SPEAKER_02And it's it says the heart at peace gives life to the body, but envy rots the bones. Uh-huh. And although you didn't use the word envy exactly, um, I think in my life, and what I think what I see is sin operating. It's like if I don't call envy what it is soon enough, then it forms into covetousness. That's right. And um, I think that I find I think that's where delusion is in a lot of human hearts. I'm not calling everybody out or whatever, but there's a lot to be said about envy and covetousness throughout the scriptures. Yeah. And um, that peace is only found in Jesus, you know. The heart of peace gives you know life to the body, but envy rots the bones. And I was thinking about that, you know, people myself included, I'm much more likely to own a monkey on my back than the big green monster. Yeah. And that comes like with being truthful, like in evaluating myself before God and with other people who I'm accountable to. So I think that, you know, I think that we would see a lot more uh grace in the community and like walking and living in the peace of the gospel if we're honest with ourselves about envy in our lives and our hearts.
SPEAKER_03Yeah, uh absolutely, uh Cliff. It envy is a synonym of coveting, to envy, to, to, to, to long for what my neighbor has. Or to be bitter about what I don't have and my neighbor does. I mean, that's all coveting. And it it you're right. It's a root, it's a bitter root that's going to bear fruit in our life, and it it leads to other things.

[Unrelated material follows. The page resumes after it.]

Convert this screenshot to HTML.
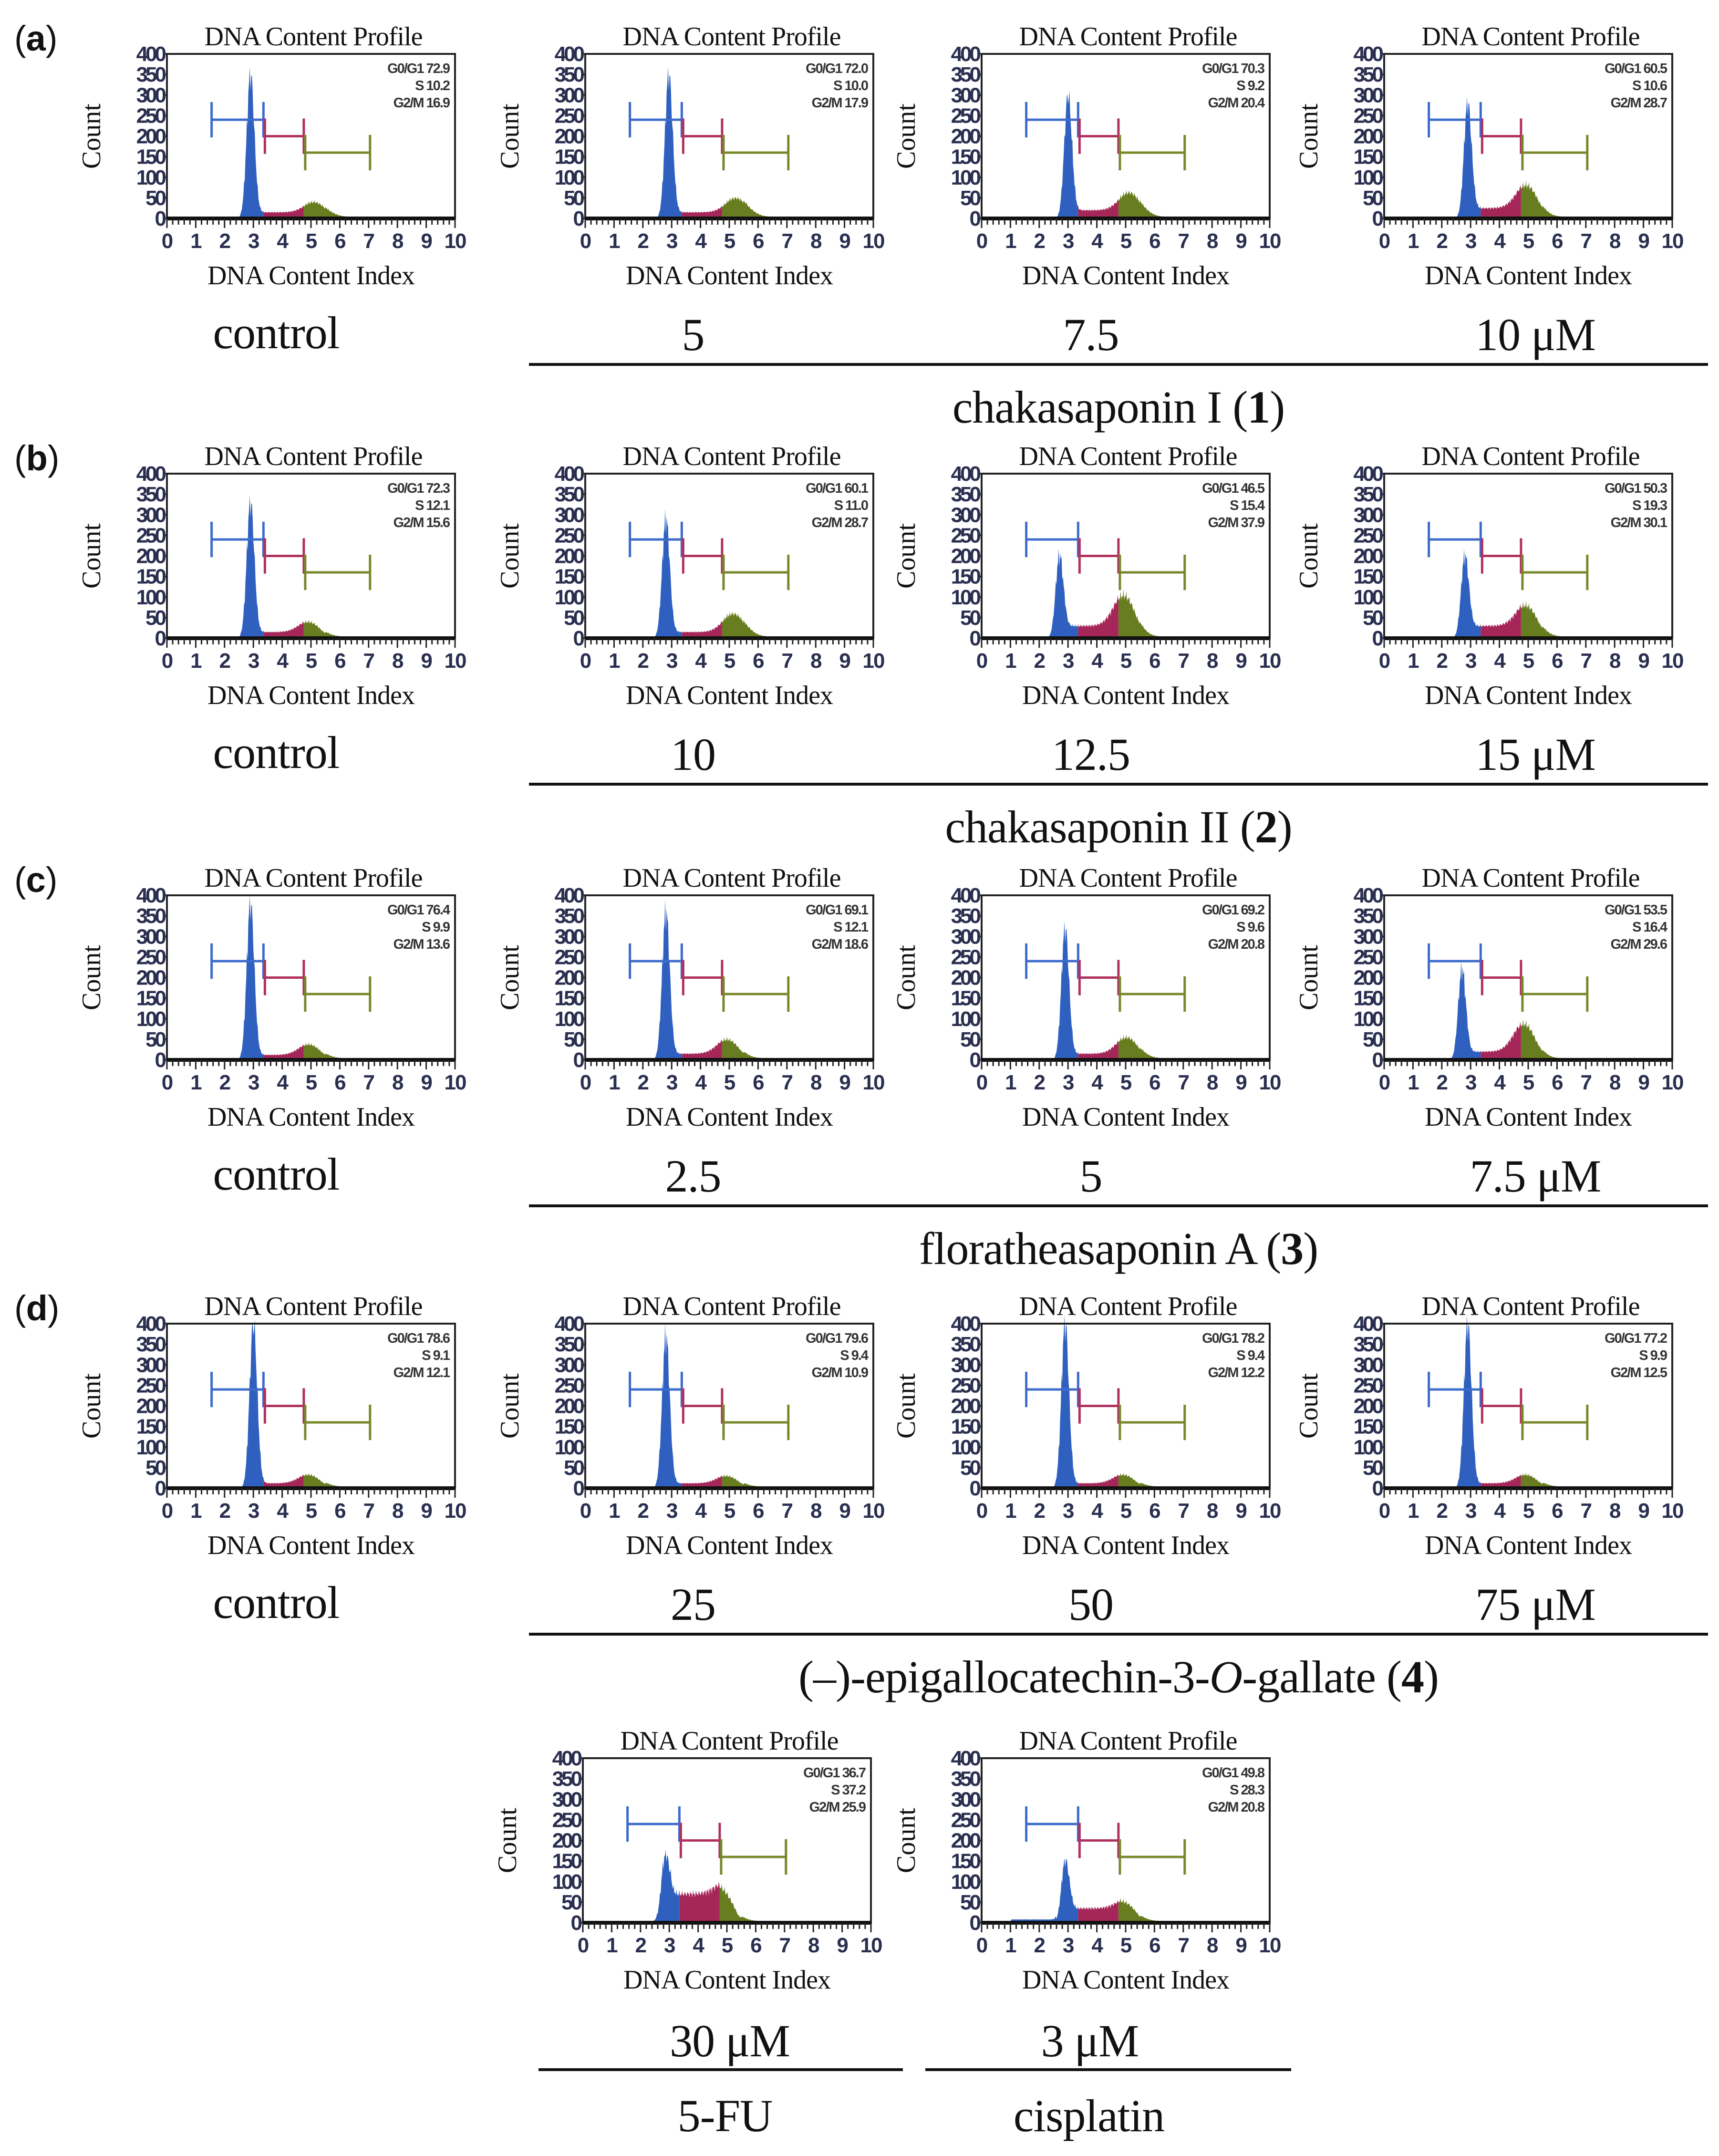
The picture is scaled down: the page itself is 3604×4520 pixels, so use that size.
<!DOCTYPE html>
<html><head><meta charset="utf-8">
<style>
html,body{margin:0;padding:0;background:#fff;}
svg{display:block;}
.serif{font-family:"Liberation Serif",serif;fill:#111;}
.sans{font-family:"Liberation Sans",sans-serif;}
</style></head>
<body>
<svg id="fig" xmlns="http://www.w3.org/2000/svg" width="3604" height="4520" viewBox="0 0 3604 4520">
<rect width="3604" height="4520" fill="#fff"/>
<g id="panels"></g>
<g id="labels"></g>
</svg>
<script>
// ---- data (per panel, row-major: a1..a4, b1..b4, c1..c4, d1..d4, e1, e2) ----
const panelG1 = [72.9,72.0,70.3,60.5, 72.3,60.1,46.5,50.3, 76.4,69.1,69.2,53.5, 78.6,79.6,78.2,77.2, 36.7,49.8];
const panelS  = [10.2,10.0,9.2,10.6, 12.1,11.0,15.4,19.3, 9.9,12.1,9.6,16.4, 9.1,9.4,9.4,9.9, 37.2,28.3];
const panelG2M= [16.9,17.9,20.4,28.7, 15.6,28.7,37.9,30.1, 13.6,18.6,20.8,29.6, 12.1,10.9,12.2,12.5, 25.9,20.8];
const g1PeakHeight = [350,350,300,280, 330,290,200,200, 380,360,320,220, 400,370,400,400, 160,150];
const g1PeakCenter = [2.9,2.9,3.0,2.9, 2.9,2.8,2.7,2.8, 2.9,2.8,2.9,2.7, 3.0,2.8,2.9,2.9, 2.85,2.9];
const sPhaseLevel  = [15,15,20,25, 15,15,30,30, 12,15,15,20, 12,12,12,12, 70,35];
const g2PeakHeight = [30,40,50,65, 30,50,85,60, 30,40,45,75, 25,22,25,25, 30,25];
const g2PeakCenter = [5.2,5.3,5.2,5.0, 5.0,5.2,5.0,5.0, 5.0,5.0,5.1,4.9, 5.0,5.0,5.0,5.0, 5.0,5.1];
const debrisLevel  = [0,0,0,0, 0,0,0,0, 0,0,0,0, 0,0,0,0, 3,8];
const yTicks = [0,50,100,150,200,250,300,350,400];
const xTicks = [0,1,2,3,4,5,6,7,8,9,10];
const gateStart = [1.55,3.4,4.8];
const gateEnd   = [3.35,4.75,7.05];
const gateLevel = [240,200,160];

const NS="http://www.w3.org/2000/svg";
function el(tag, attrs, parent, text){
  const e=document.createElementNS(NS,tag);
  for(const k in attrs) e.setAttribute(k,attrs[k]);
  if(text!==undefined) e.textContent=text;
  parent.appendChild(e); return e;
}
const colX=[350,1227,2058,2902];
const rowBase=[458,1338,2222,3120,4031];
const PW=604, PH=345;
const panelPos=[];
for(let r=0;r<4;r++) for(let c=0;c<4;c++) panelPos.push([colX[c],rowBase[r]]);
panelPos.push([1222,4031]); panelPos.push([2058,4031]);

const root=document.getElementById('panels');
const gateColors=['#3c6bcc','#b0305e','#76882a'];
const fillColors=['#2f60c0','#a5275a','#687d1f'];

panelPos.forEach((p,i)=>{
  const x0=p[0], yb=p[1];
  const X=v=>x0+v*PW/10;
  const Y=v=>yb-v*PH/400;
  const g=el('g',{},root);
  
  
  const t=el('text',{x:x0+PW/2+5,y:yb-PH-18,'text-anchor':'middle','font-size':56,class:'serif','letter-spacing':-1},g,'DNA Content Profile');
  
  
  // histogram
  const bins=[];
  for(let k=0;k<=260;k++){
    const x=0.5+k*0.025;
    let v=g1PeakHeight[i]*Math.exp(-0.5*Math.pow((x-g1PeakCenter[i])/0.13,2));
    const s0=g1PeakCenter[i]+0.2, s1=g2PeakCenter[i]-0.3;
    let sv=0;
    if(x>s0-0.2 && x<=s0) sv=(x-(s0-0.2))/0.2;
    else if(x>s0 && x<=s1) sv=1;
    else if(x>s1 && x<s1+0.7) sv=1-(x-s1)/0.7;
    v+=sPhaseLevel[i]*sv;
    v+=g2PeakHeight[i]*Math.exp(-0.5*Math.pow((x-g2PeakCenter[i])/0.38,2));
    if(x>5.5&&x<6.7) v+=4;
    if(x>1.0&&x<2.6) v+=debrisLevel[i];
    v*=1+0.15*Math.sin(k*2.3)*Math.sin(k*0.7);
    bins.push([x,Math.max(0,v)]);
  }
  [[0.5,3.35],[3.35,4.75],[4.75,7.1]].forEach((rg,j)=>{
    let d='M'+X(rg[0]).toFixed(1)+','+yb;
    bins.forEach(b=>{ if(b[0]>=rg[0]&&b[0]<=rg[1]) d+=' L'+X(b[0]).toFixed(1)+','+Y(b[1]).toFixed(1); });
    d+=' L'+X(rg[1]).toFixed(1)+','+yb+'Z';
    const a=el('path',{d:d,fill:fillColors[j]},g);
    
    
  });
  for(let j=0;j<3;j++){
    const gg=el('g',{stroke:gateColors[j],'stroke-width':5,fill:'none'},g);
    
    
    el('line',{x1:X(gateStart[j]),x2:X(gateEnd[j]),y1:Y(gateLevel[j]),y2:Y(gateLevel[j])},gg);
    el('line',{x1:X(gateStart[j]),x2:X(gateStart[j]),y1:Y(gateLevel[j]+43),y2:Y(gateLevel[j]-43)},gg);
    el('line',{x1:X(gateEnd[j]),x2:X(gateEnd[j]),y1:Y(gateLevel[j]+43),y2:Y(gateLevel[j]-43)},gg);
  }
  const bx=el('rect',{x:x0,y:yb-PH,width:PW,height:PH,fill:'none',stroke:'#222','stroke-width':4},g);
  
  
  el('line',{x1:x0,x2:x0+PW,y1:yb,y2:yb,stroke:'#111','stroke-width':8},g);
  const st=el('text',{'text-anchor':'end','font-size':29,'font-weight':'bold',class:'sans',fill:'#333','letter-spacing':-2},g);
  
  
  [['G0/G1 ',panelG1[i]],['S ',panelS[i]],['G2/M ',panelG2M[i]]].forEach((r,k)=>{
    el('tspan',{x:x0+PW-12,y:yb-PH+40+k*36},st,r[0]+r[1].toFixed(1));
  });
  yTicks.forEach(v=>{
    el('line',{x1:x0-8,x2:x0,y1:Y(v),y2:Y(v),stroke:'#222','stroke-width':3},g);
    const tl=el('text',{x:x0-6,y:Y(v)+15,'text-anchor':'end','font-size':44,'font-weight':'bold',class:'sans',fill:'#2a2f50','letter-spacing':-5},g,String(v));
    
    
  });
  for(let m=0;m<=50;m++){
    const v=m*0.2;
    el('line',{x1:X(v),x2:X(v),y1:yb,y2:yb+(m%5===0?20:13),stroke:'#222','stroke-width':3},g);
  }
  xTicks.forEach(v=>{
    const tl=el('text',{x:X(v),y:yb+62,'text-anchor':'middle','font-size':44,'font-weight':'bold',class:'sans',fill:'#2a2f50','letter-spacing':-2},g,String(v));
    
    
  });
  const xt=el('text',{x:x0+PW/2,y:yb+138,'text-anchor':'middle','font-size':56,class:'serif','letter-spacing':-1},g,'DNA Content Index');
  
  
  const yt=el('text',{x:0,y:0,'text-anchor':'middle','font-size':56,class:'serif',transform:'translate('+(x0-140)+','+(yb-PH/2)+') rotate(-90)'},g,'Count');
  
  
});

const L=document.getElementById('labels');
function txt(x,y,s,size,name,anchor){
  const t=el('text',{x:x,y:y,'text-anchor':anchor||'middle','font-size':size,class:'serif','letter-spacing':-1},L);
  t.innerHTML=s;
  
  
  return t;
}
const letters=['a','b','c','d'];
const concs=[['5','7.5','10 μM'],['10','12.5','15 μM'],['2.5','5','7.5 μM'],['25','50','75 μM']];
const names=['chakasaponin I (<tspan font-weight="bold">1</tspan>)',
 'chakasaponin II (<tspan font-weight="bold">2</tspan>)',
 'floratheasaponin A (<tspan font-weight="bold">3</tspan>)',
 '(–)-epigallocatechin-3-<tspan font-style="italic">O</tspan>-gallate (<tspan font-weight="bold">4</tspan>)'];
const concX=[1453,2287,3219];
for(let r=0;r<4;r++){
  const yb=rowBase[r];
  const pl=el('text',{x:30,y:yb-352,'font-size':74,class:'sans',fill:'#111'},L);
  pl.innerHTML='(<tspan font-weight="bold">'+letters[r]+'</tspan>)';
  
  
  txt(579,yb+272,'control',96,'control-label');
  concs[r].forEach((c,k)=>txt(concX[k],yb+276,c,96,'concentration-label'));
  const ln=el('line',{x1:1109,x2:3581,y1:yb+306,y2:yb+306,stroke:'#111','stroke-width':6},L);
  
  
  txt(2345,yb+428,names[r],96,'compound-name');
}
txt(1530,4311,'30 μM',96,'fu-concentration');
txt(2285,4311,'3 μM',96,'cisplatin-concentration');
[[1129,1893],[1940,2707]].forEach(s=>{
  const ln=el('line',{x1:s[0],x2:s[1],y1:4339,y2:4339,stroke:'#111','stroke-width':6},L);
  
  
});
txt(1520,4468,'5-FU',96,'fu-label');
txt(2283,4468,'cisplatin',96,'cisplatin-label');
</script>
</body></html>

SPEAKER_04I'm just struck uh by my own uh just how performance-based I am, I think, as I listen to the sermon. Um just uh I think you talk about stealing and you talk about you know how deep the law goes in my mind, you know, I I just I do see that stillness to the gospel, unfortunately. I see, I think about how like I think immediately think of times, oh shoot, I forgot to tithe a few, like a few months ago we didn't tithe because we were saving up for down payment on the house. I gotta I gotta I gotta fix that, I gotta make it right, gotta make sure to the guy gets his 10%, you know. And uh and I like I think of all these ways I'm uh you know that I've not fulfilled the law and how I can fix them. That's like my immediate like how do I make this right? And I can't. Yes. And uh and then you bring home at the end, like you always do, to the gospel. Yeah, and uh and I think oh that's right, okay, so I'm good, but now I gotta fix it going forward. Like, yeah, it's just uh humbling how deeply ingrained um that performance is and uh have to meditate on uh what that resting in the gospel really looks like. Yeah.
SPEAKER_03Yeah, I I'm sure we can all relate if you heard Alex uh how we do that with the law. You know, we hear that and we hear something like coveting expounded or or or bearing false testimony, and we you hear all that it applies to, and there's this part of you who goes, oh no, did I do that the other day? Or what, you know, what if I need to do this? And we want to get into the technicality because we so deeply believe that we're right with God by getting all of our boxes checked. And what Paul is saying here is like, the law doesn't work that way. You know, sometimes we come to the Ten Commandments and be like, you know, I think I'm doing good on eight, but two, I'm struggling a little bit. I need to tighten those up a little bit. And Paul says, no, no, the law doesn't work that way. The law is one. If you break it in one place, you broke the whole thing. And so we need that full force of the law to break us out of our sense of performance so that we'll see all I got's Jesus. Like it's all I got. I got no performance, I got no righteousness, I got no boasting. He is all I have. That's all I got to offer you. And you see, that is the place of life and power and joy and peace and freedom. All those things we're trying to get in the world. It's only found in Jesus. And that doesn't mean Jesus in your hip pocket. That means Jesus at the very center of your life. And you don't get there apart from the law killing you. That's what Paul says. The law killed me. I used to be alive, I used to have a life, right? And I used to have plans, and I used to have a righteousness and performance and a reputation, and I used to have a resume. And then the law came and it killed me in order that I might find life in Jesus. So that that's the gospel. Is that the law's gotta kill you in order to find life in Jesus? Because you can't carry that and tackle Lord Jesus on. He's just too big. He doesn't tack on to anything. He's at the center, he's not there. Let me close this in prayer. Lord Jesus, how glorious is the gospel. I pray that you would kill us with the law, that it would put us to death in order that we might rise to new life in you. Lord, would you expose just more and more the depths of our need that we may find the joy and life of the cross? Do that in us every day. Do that in us this week, that we might be set free from ourselves and that we might actually be empowered by your spirit to deeply love our neighbor. In Christ's name we pray. Amen.